Start
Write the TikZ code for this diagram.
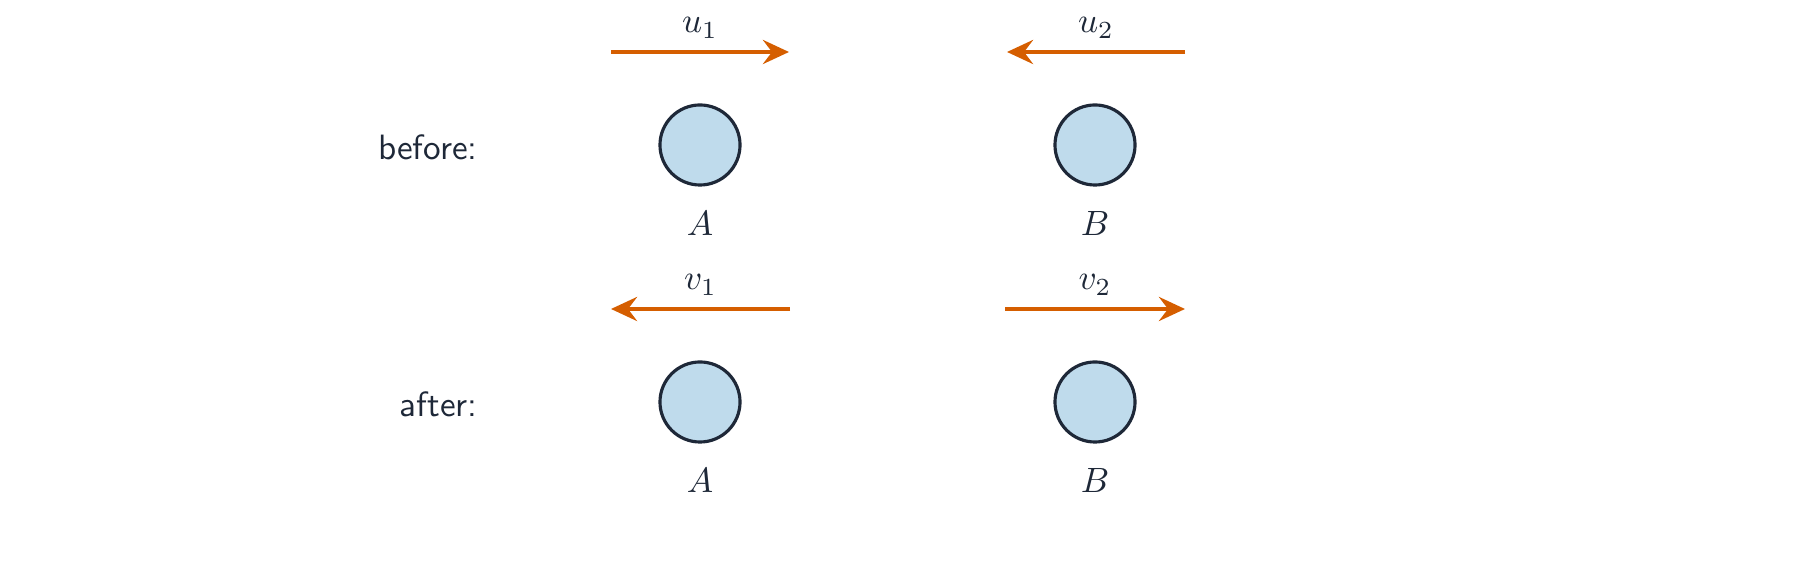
\documentclass[tikz,border=0pt]{standalone}
\usepackage{amsmath}
\usepackage{xcolor}
\usetikzlibrary{positioning, arrows.meta}
\definecolor{ink}{HTML}{1E2838}
\definecolor{vel}{HTML}{D55E00}
\definecolor{ball}{HTML}{BFDBEC}

\begin{document}
\begin{tikzpicture}[x=0.01cm,y=0.01cm,
  ballnode/.style={circle,draw=ink,line width=0.9pt,fill=ball,minimum size=0.8cm,inner sep=0pt},
  velarrow/.style={draw=vel,line width=1.2pt,-{Stealth[length=2.6mm,width=2.4mm,inset=0.9mm]}},
  every node/.style={text=ink,font=\sffamily}]

\useasboundingbox (0,-583) rectangle (1800,0);

% before
\node [ballnode](ballA1) at (700,-145) {};
\node [ballnode](ballB1) at (1095,-145) {};
\node [below=0.12cm of ballA1](labA1) {$A$};
\node [below=0.12cm of ballB1](labB1) {$B$};
\node [anchor=east](before) at (490,-147) {before:};
\coordinate (u1s) at (611,-52);
\coordinate (u1e) at (789,-52);
\coordinate (u2s) at (1185,-52);
\coordinate (u2e) at (1007,-52);
\draw [velarrow] (u1s) -- node[above]{$u_1$} (u1e);
\draw [velarrow] (u2s) -- node[above]{$u_2$} (u2e);

% after
\node [ballnode](ballA2) at (700,-402) {};
\node [ballnode](ballB2) at (1095,-402) {};
\node [below=0.12cm of ballA2](labA2) {$A$};
\node [below=0.12cm of ballB2](labB2) {$B$};
\node [anchor=east](after) at (490,-404) {after:};
\coordinate (v1s) at (790,-309);
\coordinate (v1e) at (611,-309);
\coordinate (v2s) at (1005,-309);
\coordinate (v2e) at (1185,-309);
\draw [velarrow] (v1s) -- node[above]{$v_1$} (v1e);
\draw [velarrow] (v2s) -- node[above]{$v_2$} (v2e);
\end{tikzpicture}
\end{document}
End
Transcribe all of the material exactly, leaving out whatever pictures it contains.

• RIGHT ANSWER:
Write the TikZ code for this diagram.
\documentclass[tikz,border=0pt]{standalone}
\usepackage{amsmath}
\usepackage{xcolor}
\usetikzlibrary{positioning, arrows.meta}
\definecolor{ink}{HTML}{1E2838}
\definecolor{vel}{HTML}{D55E00}
\definecolor{ball}{HTML}{BFDBEC}

\begin{document}
\begin{tikzpicture}[x=0.01cm,y=0.01cm,
  ballnode/.style={circle,draw=ink,line width=0.9pt,fill=ball,minimum size=0.8cm,inner sep=0pt},
  velarrow/.style={draw=vel,line width=1.2pt,-{Stealth[length=2.6mm,width=2.4mm,inset=0.9mm]}},
  every node/.style={text=ink,font=\sffamily}]

\useasboundingbox (0,-583) rectangle (1800,0);

% before
\node [ballnode](ballA1) at (700,-145) {};
\node [ballnode](ballB1) at (1095,-145) {};
\node [below=0.12cm of ballA1](labA1) {$A$};
\node [below=0.12cm of ballB1](labB1) {$B$};
\node [anchor=east](before) at (490,-147) {before:};
\coordinate (u1s) at (611,-52);
\coordinate (u1e) at (789,-52);
\coordinate (u2s) at (1185,-52);
\coordinate (u2e) at (1007,-52);
\draw [velarrow] (u1s) -- node[above]{$u_1$} (u1e);
\draw [velarrow] (u2s) -- node[above]{$u_2$} (u2e);

% after
\node [ballnode](ballA2) at (700,-402) {};
\node [ballnode](ballB2) at (1095,-402) {};
\node [below=0.12cm of ballA2](labA2) {$A$};
\node [below=0.12cm of ballB2](labB2) {$B$};
\node [anchor=east](after) at (490,-404) {after:};
\coordinate (v1s) at (790,-309);
\coordinate (v1e) at (611,-309);
\coordinate (v2s) at (1005,-309);
\coordinate (v2e) at (1185,-309);
\draw [velarrow] (v1s) -- node[above]{$v_1$} (v1e);
\draw [velarrow] (v2s) -- node[above]{$v_2$} (v2e);
\end{tikzpicture}
\end{document}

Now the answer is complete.